One of the first mistakes made by a Big Winner is to keep playing with hopes of increasing that jackpot. Provincial lottery corporations, which govern the gaming activities in their jurisdiction, have spent considerable time and effort promoting safe gambling habits. A common theme in these programs is the statement, “Know Your Limit, Play Within It.” That is because gambling addiction is a real problem and many casual bettors who hit a winning streak can be tempted to get far more serious about their gaming activities without really noticing what it is doing to their finances, relationships, and beyond. Here are a few tips to help you determine whether or not you or someone you know is starting to show the signs of gambling addiction.

Borrowing Money

This is one of the first signs of gambling addiction when the gambler starts using money that is not theirs to bet with. Doing this can also impact any budgeting that had been in place before the loan being received.

Getting Greedy

We’ve touched on this, but trying to chase after another big win after a string of medium-sized jackpots is a bad sign. You have to pre-determine when to quit and stick to that limit whether it is a cash amount or a time frame.

Personal Loss

Even if you do not live on a tight budget, you still have to keep in mind that if you have incurred some losses and are about to add to them, how will it affect your finances?
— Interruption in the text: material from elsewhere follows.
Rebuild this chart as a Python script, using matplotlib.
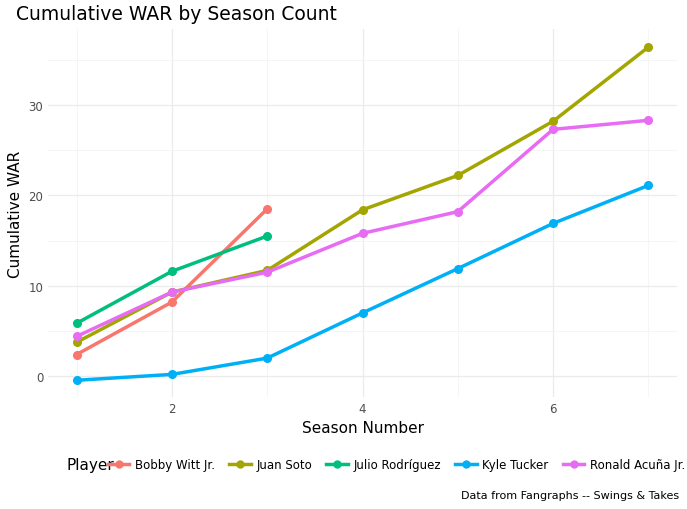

Will you be able to pay all your current bills?

No Gaming Plan

Casinos and online gaming sites make it easy for you to access your money so you will spend more of it. Instead of not keeping track of your costs, do the opposite. Plan to bet with just $50 and after that’s gone, leave.

Lying About It

One sure sign that you have a gambling addiction is lying about how much you’ve won and how much you’ve lost. It may convince you that you are doing well, but by staying true to yourself, you avoid this trap.

Not Taking Breaks

The key to being an occasional gambler is to do it occasionally. If you can’t pull yourself away from the slots or are at the casino from opening to closing daily, you have a problem. Find other distractions to occupy you.

Gambling And Drinking

This is probably the worst possible combination you can create. Even if you can hold your beer, alcohol in your system is going to relax your inhibitions which means you are more likely to make bigger - and bad - bets than when you are sober.

In Conclusion

Gamblers in Canada have it pretty easy when it comes to dealing with the Tax Man. The CRA views casual gambling winnings as non-taxable income and that means if you win a giant lottery prize, you won’t be sharing any of it with the federal government. However, if you are a professional gambler - someone who spends their days in the casino, bingo hall, or online betting constantly, then you will have to face the music and pay your fair share. Fortunately, in Canada, you can deduct losses and as long as you can prove them and that your losses don’t exceed your winnings, you’ll be able to keep most of what you have earned as a full-time gambler. But if a Canadian goes over the Canada/US Border to drop a few coins into the slots in Reno or any other US-based casino or gaming site, any winnings over $1,200 USD is subject to a 30% tax. The bottom line? It’s good to be a Canadian gambler who dabbles in the lotteries and sports betting from time to time.